### Exercise aim
Copy the data that follows exactly. Include no pictures.

***** Dataset extract

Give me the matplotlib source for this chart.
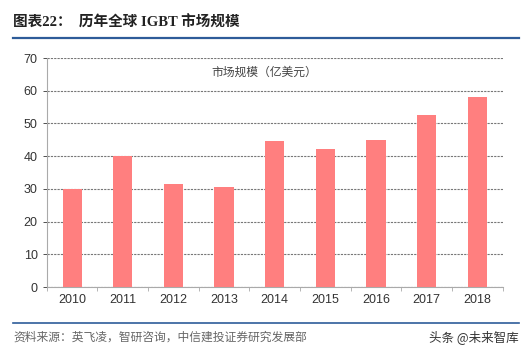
import matplotlib.pyplot as plt
from matplotlib.lines import Line2D

plt.rcParams['font.family'] = ['Liberation Sans', 'Noto Sans CJK SC', 'DejaVu Sans']

years = ['2010', '2011', '2012', '2013', '2014', '2015', '2016', '2017', '2018']
market_size = [30.0, 40.0, 31.5, 30.5, 44.8, 42.3, 45.1, 52.6, 58.2]
yticks = [0, 10, 20, 30, 40, 50, 60, 70]

fig = plt.figure(figsize=(5.32, 3.54), dpi=100)
ax = fig.add_axes([0.088, 0.189, 0.857, 0.647])

x = range(len(years))
ax.bar(x, market_size, width=0.38, color='#ff7f7f', zorder=3)
ax.set_xlim(-0.5, len(years) - 0.5)
ax.set_ylim(0, 70)
ax.set_yticks(yticks)
ax.set_xticks(list(x))
ax.set_xticklabels(years)
ax.yaxis.grid(True, linestyle=(0, (2, 1)), color='#777777', linewidth=0.8, zorder=0)
ax.tick_params(axis='both', labelsize=9, colors='#333333', length=3, width=0.6)
ax.tick_params(axis='x', length=0, pad=5)
for s in ['top', 'right']:
    ax.spines[s].set_visible(False)
for s in ['left', 'bottom']:
    ax.spines[s].set_color('#aaaaaa')
    ax.spines[s].set_linewidth(0.8)
# minor ticks between categories on the x axis
ax.set_xticks([i + 0.5 for i in range(-1, len(years))], minor=True)
ax.tick_params(axis='x', which='minor', length=3, color='#aaaaaa')

ax.text(0.36, 0.94, '市场规模（亿美元）', transform=ax.transAxes,
        fontsize=8.5, color='#444444', va='center', family=['Noto Sans CJK SC'])

# header / footer
fig.text(0.025, 0.935, '图表22：  历年全球 IGBT 市场规模', fontsize=10.5,
         fontweight='bold', color='#222222', va='center',
         family=['Liberation Serif', 'Noto Sans CJK SC'])
fig.add_artist(Line2D([0.025, 0.975], [0.893, 0.893], color='#2e5c99', linewidth=1.6))
fig.add_artist(Line2D([0.025, 0.975], [0.088, 0.088], color='#2e5c99', linewidth=1.2))
fig.text(0.025, 0.048, '资料来源：英飞凌，智研咨询，中信建投证券研究发展部', fontsize=8.5,
         color='#666666', va='center', style='italic', family=['Noto Sans CJK SC'])
fig.text(0.975, 0.048, '头条 @未来智库', fontsize=9, color='#333333',
         va='center', ha='right', family=['Noto Sans CJK SC'])

plt.savefig('out.png', dpi=100)
plt.close()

**********

### Task output
Give me the matplotlib source for this chart.
import matplotlib.pyplot as plt
from matplotlib.lines import Line2D

plt.rcParams['font.family'] = ['Liberation Sans', 'Noto Sans CJK SC', 'DejaVu Sans']

years = ['2010', '2011', '2012', '2013', '2014', '2015', '2016', '2017', '2018']
market_size = [30.0, 40.0, 31.5, 30.5, 44.8, 42.3, 45.1, 52.6, 58.2]
yticks = [0, 10, 20, 30, 40, 50, 60, 70]

fig = plt.figure(figsize=(5.32, 3.54), dpi=100)
ax = fig.add_axes([0.088, 0.189, 0.857, 0.647])

x = range(len(years))
ax.bar(x, market_size, width=0.38, color='#ff7f7f', zorder=3)
ax.set_xlim(-0.5, len(years) - 0.5)
ax.set_ylim(0, 70)
ax.set_yticks(yticks)
ax.set_xticks(list(x))
ax.set_xticklabels(years)
ax.yaxis.grid(True, linestyle=(0, (2, 1)), color='#777777', linewidth=0.8, zorder=0)
ax.tick_params(axis='both', labelsize=9, colors='#333333', length=3, width=0.6)
ax.tick_params(axis='x', length=0, pad=5)
for s in ['top', 'right']:
    ax.spines[s].set_visible(False)
for s in ['left', 'bottom']:
    ax.spines[s].set_color('#aaaaaa')
    ax.spines[s].set_linewidth(0.8)
# minor ticks between categories on the x axis
ax.set_xticks([i + 0.5 for i in range(-1, len(years))], minor=True)
ax.tick_params(axis='x', which='minor', length=3, color='#aaaaaa')

ax.text(0.36, 0.94, '市场规模（亿美元）', transform=ax.transAxes,
        fontsize=8.5, color='#444444', va='center', family=['Noto Sans CJK SC'])

# header / footer
fig.text(0.025, 0.935, '图表22：  历年全球 IGBT 市场规模', fontsize=10.5,
         fontweight='bold', color='#222222', va='center',
         family=['Liberation Serif', 'Noto Sans CJK SC'])
fig.add_artist(Line2D([0.025, 0.975], [0.893, 0.893], color='#2e5c99', linewidth=1.6))
fig.add_artist(Line2D([0.025, 0.975], [0.088, 0.088], color='#2e5c99', linewidth=1.2))
fig.text(0.025, 0.048, '资料来源：英飞凌，智研咨询，中信建投证券研究发展部', fontsize=8.5,
         color='#666666', va='center', style='italic', family=['Noto Sans CJK SC'])
fig.text(0.975, 0.048, '头条 @未来智库', fontsize=9, color='#333333',
         va='center', ha='right', family=['Noto Sans CJK SC'])

plt.savefig('out.png', dpi=100)
plt.close()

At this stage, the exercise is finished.